How Jonas Valanciunas stands in the dunker’s spot without standing still

But wait, what looks like a play for Morant is actually just window dressing for Kyle Anderson to dribble straight ahead into a Freaky Friday and delightfully weird hand-off for Jonas, which like the above examples of a dunker pin, causes a brief moment of confusion between Bojan Bogdanovic and Rudy Gobert.

Sure, in the end, Gobert still manages to slide across the lane to meet Valanciunas, but he also *had* to slide across the lane to meet Valanciunas while also busting through a pseudo-pick and treading through unfamiliar territory. Per Synergy, Gobert hasn’t registered any possessions this season defending hand-offs, let alone from a center.

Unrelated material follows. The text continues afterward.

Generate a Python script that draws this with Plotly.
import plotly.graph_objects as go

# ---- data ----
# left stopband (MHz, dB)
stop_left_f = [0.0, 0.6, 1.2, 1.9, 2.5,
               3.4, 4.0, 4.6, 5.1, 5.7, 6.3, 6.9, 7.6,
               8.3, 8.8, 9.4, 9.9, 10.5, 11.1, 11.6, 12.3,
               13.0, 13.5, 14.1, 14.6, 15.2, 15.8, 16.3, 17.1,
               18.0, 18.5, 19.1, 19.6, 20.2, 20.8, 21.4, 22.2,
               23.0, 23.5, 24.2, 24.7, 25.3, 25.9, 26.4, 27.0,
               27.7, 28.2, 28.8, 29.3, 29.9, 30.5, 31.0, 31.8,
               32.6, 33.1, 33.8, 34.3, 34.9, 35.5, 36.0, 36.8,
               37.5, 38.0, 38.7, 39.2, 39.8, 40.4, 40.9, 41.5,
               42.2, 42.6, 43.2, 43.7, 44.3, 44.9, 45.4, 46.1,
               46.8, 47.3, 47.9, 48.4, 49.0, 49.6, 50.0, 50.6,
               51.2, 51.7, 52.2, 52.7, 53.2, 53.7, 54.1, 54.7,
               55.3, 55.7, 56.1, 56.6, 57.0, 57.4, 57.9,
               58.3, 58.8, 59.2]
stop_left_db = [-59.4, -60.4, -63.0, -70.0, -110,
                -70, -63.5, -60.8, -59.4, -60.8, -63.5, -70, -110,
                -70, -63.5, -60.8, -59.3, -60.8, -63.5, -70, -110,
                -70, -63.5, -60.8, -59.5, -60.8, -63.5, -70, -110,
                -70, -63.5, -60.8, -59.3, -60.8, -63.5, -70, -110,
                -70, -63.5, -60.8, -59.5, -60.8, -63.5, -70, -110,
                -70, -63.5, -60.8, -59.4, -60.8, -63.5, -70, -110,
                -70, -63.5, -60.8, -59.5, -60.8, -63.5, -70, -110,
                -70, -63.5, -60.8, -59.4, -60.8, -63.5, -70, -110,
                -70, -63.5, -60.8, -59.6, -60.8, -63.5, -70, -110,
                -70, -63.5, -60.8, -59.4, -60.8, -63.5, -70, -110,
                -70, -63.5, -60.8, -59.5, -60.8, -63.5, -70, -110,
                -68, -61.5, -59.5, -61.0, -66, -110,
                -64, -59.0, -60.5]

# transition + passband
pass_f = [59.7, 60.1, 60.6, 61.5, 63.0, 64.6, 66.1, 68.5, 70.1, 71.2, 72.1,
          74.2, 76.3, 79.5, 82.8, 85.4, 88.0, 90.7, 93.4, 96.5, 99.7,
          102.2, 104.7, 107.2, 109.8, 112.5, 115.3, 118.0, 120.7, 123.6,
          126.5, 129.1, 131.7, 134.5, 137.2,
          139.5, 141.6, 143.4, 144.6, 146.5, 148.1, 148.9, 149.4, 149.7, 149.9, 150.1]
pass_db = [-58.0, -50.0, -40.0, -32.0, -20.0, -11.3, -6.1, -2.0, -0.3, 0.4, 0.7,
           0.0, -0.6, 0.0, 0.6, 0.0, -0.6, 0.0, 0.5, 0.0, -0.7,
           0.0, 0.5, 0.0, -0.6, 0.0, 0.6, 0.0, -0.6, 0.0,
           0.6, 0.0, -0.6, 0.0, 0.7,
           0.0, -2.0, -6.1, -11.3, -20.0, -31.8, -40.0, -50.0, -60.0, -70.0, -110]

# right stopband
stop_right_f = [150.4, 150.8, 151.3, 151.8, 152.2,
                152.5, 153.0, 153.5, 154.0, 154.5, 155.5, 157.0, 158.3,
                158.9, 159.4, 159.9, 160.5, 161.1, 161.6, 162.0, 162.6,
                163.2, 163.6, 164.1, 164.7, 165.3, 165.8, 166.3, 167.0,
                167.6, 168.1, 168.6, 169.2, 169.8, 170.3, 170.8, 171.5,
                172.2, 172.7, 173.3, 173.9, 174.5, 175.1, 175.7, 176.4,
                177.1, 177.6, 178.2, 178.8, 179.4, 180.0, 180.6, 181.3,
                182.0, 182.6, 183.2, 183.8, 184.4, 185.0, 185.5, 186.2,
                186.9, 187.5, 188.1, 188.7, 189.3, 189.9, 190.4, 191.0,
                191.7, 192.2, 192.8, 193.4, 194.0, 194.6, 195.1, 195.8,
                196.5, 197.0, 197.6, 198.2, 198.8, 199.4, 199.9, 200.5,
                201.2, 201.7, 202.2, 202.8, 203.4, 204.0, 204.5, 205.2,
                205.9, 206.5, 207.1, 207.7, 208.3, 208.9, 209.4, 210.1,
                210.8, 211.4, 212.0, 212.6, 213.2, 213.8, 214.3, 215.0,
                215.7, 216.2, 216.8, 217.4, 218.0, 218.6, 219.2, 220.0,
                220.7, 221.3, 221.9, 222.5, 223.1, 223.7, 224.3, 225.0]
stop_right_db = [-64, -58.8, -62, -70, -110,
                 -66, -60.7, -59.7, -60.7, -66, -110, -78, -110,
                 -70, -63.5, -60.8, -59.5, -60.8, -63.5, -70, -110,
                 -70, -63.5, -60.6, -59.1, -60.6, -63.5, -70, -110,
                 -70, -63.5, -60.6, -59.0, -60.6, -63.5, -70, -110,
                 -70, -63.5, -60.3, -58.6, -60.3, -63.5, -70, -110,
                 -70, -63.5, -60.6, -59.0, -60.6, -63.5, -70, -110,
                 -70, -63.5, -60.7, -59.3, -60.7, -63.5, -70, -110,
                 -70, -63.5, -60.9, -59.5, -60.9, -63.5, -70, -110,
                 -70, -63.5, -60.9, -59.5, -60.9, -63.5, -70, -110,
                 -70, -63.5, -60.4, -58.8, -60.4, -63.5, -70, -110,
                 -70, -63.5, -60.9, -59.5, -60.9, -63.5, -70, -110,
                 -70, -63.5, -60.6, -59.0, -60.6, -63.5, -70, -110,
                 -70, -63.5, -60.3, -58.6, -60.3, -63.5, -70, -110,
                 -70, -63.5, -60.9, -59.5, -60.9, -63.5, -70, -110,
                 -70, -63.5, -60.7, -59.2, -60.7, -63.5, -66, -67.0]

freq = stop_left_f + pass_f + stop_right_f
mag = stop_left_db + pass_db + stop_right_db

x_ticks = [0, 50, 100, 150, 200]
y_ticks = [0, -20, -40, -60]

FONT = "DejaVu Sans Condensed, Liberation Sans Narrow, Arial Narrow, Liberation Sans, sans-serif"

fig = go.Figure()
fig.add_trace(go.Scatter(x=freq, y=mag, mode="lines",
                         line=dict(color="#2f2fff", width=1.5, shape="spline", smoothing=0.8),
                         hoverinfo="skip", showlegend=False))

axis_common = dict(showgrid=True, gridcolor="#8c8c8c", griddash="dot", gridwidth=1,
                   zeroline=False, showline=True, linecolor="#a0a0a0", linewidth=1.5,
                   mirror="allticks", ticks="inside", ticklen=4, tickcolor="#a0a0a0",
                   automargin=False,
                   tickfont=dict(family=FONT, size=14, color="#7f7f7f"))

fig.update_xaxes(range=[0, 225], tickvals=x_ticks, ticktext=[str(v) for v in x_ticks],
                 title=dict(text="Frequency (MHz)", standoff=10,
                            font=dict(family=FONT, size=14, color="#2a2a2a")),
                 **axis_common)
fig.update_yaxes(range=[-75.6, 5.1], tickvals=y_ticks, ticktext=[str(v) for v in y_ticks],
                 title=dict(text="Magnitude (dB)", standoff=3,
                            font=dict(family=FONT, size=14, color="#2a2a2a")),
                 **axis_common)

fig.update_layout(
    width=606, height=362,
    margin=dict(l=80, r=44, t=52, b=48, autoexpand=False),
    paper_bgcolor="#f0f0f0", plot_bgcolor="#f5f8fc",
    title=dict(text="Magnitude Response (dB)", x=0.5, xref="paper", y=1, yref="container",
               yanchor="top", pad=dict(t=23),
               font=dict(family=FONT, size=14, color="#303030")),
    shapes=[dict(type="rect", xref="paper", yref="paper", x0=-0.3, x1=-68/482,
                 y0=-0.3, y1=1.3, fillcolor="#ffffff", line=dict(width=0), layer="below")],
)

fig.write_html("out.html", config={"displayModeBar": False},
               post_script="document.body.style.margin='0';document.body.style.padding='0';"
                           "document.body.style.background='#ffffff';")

That’s why, for a young, mostly inexperienced Memphis team, there’s something to be said for kicking off the playoffs with brains by calling a quirky play aimed at making their opponent as uncomfortable on one end as their toughness and heart do at the other.

In that regard, with Jonas Valanciunas standing in a specific area without standing still, there’s value in also mixing in possessions where the dunker’s spot, normally used as a passive landing dock, can be weaponized as a launch pad. For a Memphis offense geared around putting pressure on the rim and feasting on the glass, finding creative ways to get Valanciunas the ball in position to score makes the Grizzlies so much tougher to defend.